Tales sabía que el mar Egeo se abría hacia el Sur en otro mar más grande, el que hoy conocemos como Mediterráneo, y pasaba por un angosto estrecho (el de Gibraltar, entre Epaña y Marruecos).
Más allá del estrecho había un océano (el Atlántico), y los griegos creían que esta masa de agua circundaba los continentes de la Tierra por todas partes. Creía que el continente la forma de un disco y estaba en medio de un mar infinito. Aparte los ríos, lagos y manantiales diseminados en todo el continente. El agua se secaba y desaparecía en el aire, para convertirse luego otra vez en agua y caer en forma de lluvia. Había agua arriba, abajo y por todas partes.


Al hilo de todos estos estímulos Tales llego a la conclusión que le parecía más lógica: “Todo es agua”.

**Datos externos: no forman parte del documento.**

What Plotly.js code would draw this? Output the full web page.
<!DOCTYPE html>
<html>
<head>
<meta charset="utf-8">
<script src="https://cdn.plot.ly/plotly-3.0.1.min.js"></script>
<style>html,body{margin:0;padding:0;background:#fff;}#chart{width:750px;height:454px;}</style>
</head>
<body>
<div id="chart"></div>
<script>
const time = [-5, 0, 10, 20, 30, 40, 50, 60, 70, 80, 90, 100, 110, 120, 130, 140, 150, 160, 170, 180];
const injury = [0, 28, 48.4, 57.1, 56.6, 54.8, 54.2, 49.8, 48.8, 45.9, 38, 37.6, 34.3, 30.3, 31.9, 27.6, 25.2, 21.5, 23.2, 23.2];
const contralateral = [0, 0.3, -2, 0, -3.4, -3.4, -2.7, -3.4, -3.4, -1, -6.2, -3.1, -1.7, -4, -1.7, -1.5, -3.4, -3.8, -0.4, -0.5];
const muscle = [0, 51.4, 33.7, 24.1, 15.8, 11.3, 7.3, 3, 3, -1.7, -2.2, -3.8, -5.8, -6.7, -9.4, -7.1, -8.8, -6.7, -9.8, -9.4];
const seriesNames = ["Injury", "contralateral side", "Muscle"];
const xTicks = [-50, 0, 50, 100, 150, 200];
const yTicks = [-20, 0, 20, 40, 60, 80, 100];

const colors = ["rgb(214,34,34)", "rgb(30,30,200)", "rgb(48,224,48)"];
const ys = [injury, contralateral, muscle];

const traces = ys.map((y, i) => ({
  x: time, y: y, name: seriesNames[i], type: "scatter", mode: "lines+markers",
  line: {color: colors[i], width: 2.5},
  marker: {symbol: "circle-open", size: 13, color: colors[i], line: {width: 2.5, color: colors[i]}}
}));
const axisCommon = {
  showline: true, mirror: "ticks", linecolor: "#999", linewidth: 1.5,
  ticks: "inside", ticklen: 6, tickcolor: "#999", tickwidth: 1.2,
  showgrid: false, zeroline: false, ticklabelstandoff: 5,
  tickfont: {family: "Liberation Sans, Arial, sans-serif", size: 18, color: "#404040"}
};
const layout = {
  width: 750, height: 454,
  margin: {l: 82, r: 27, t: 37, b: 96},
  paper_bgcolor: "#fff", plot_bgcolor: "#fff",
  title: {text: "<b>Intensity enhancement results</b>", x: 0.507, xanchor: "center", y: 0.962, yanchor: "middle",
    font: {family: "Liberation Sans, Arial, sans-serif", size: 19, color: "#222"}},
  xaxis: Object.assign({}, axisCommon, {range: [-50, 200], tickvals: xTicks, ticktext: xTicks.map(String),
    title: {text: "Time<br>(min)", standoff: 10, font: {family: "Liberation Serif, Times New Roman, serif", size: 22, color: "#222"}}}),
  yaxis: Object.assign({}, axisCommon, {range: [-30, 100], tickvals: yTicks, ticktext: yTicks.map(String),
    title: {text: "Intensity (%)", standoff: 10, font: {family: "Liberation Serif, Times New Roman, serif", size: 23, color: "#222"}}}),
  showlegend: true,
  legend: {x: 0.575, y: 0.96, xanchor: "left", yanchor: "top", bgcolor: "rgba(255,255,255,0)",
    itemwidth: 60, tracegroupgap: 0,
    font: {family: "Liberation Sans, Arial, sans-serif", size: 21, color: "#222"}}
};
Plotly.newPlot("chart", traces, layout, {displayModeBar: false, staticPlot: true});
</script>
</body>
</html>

La idea de Tales, del universo acuífero no era del todo suya, pues en Babilonia ya se creía que la tierra era un disco rodeado de agua dulce. Pero a diferencia de Tales, los babilonios, concebían el agua no como tal, si no como una colección de seres sobrenaturales. El agua dulce era el dios Apsu, el agua salada la diosa Tiamat, entre los dos engendraron muchos dioses, que entre pasiones y guerras crearon el mundo como lo conocemos (no muy diferente a las mitologías en las culturas del mundo antiguo).

Esa era la respuesta que daban los babilonias a la pregunta “¿De qué está compuesto el universo?”. La respuesta de Tales era distinta porque prescindía de dioses, diosas y grandes batallas entre seres sobrenaturales. Se limitó a decir: “Todas las cosas son agua”.
Fuente: Asimov, Isaac. Grandes ideas de la ciencia; Historia de la ciencia. Alianza Editorial. España 2009.